By the constraints OptA and OptB, each of the terms in parentheses is less than or equal to zero; thus, the inequality on $f(\bar x, \bar y, \bar p, \bar q)$ can hold only when each of these terms equals zero exactly.

Now consider any probability vector $x$ and use it to combine the rows of OptA: We have $x^T A \bar y \leq x^T \bar p \mathbf{1} = \bar p = \bar x^T A \bar y,$ which says that $\bar x$ is a best response to $\bar y$ . Applying the same logic to $\bar y$ and $\bar q$ completes the proof. ◼

Remarks

Solving the bilinear program is not necessarily easy. If merely solving a bimatrix game of this form is your goal, then mitigations against local optima such as iterated local search are essential. You can check whether a solution is local or global by comparing the objective value to zero, which is the global optimum guaranteed by Nash’s theorem.

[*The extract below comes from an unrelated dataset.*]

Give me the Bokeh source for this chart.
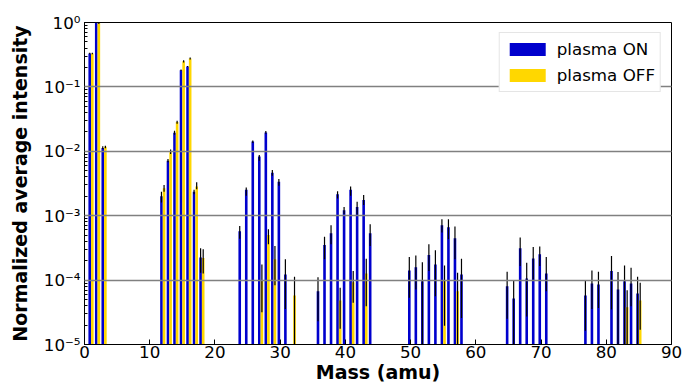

In practice, I have used the bilinear program above when implementing the double oracle algorithm for games with complex action spaces. For example, in a modeling problem I am working on, pure strategies are subsets of $\mathbb{R}^n$ with additional inequality and integrality constraints.

The “first oracle” in the double-oracle algorithm has you compute the equilibrium of a subgame with discrete action sets and uses the bilinear program above. In the second oracle (typically the hard part), you then augment these action sets by computing a pure-strategy best response for each player against the mixed-strategy equilibrium obtained from the first oracle. You can use the double oracle algorithm to approximate either pure- or mixed-strategy equilibria by checking convergence and terminating after either the first or second oracle, respectively.

In my use case, the open-source solver Ipopt gives acceptable results for the first oracle. I also learned about cyipopt, a nice set of Python bindings for Ipopt that lets you @jit your functions with Numba or Jax for performance.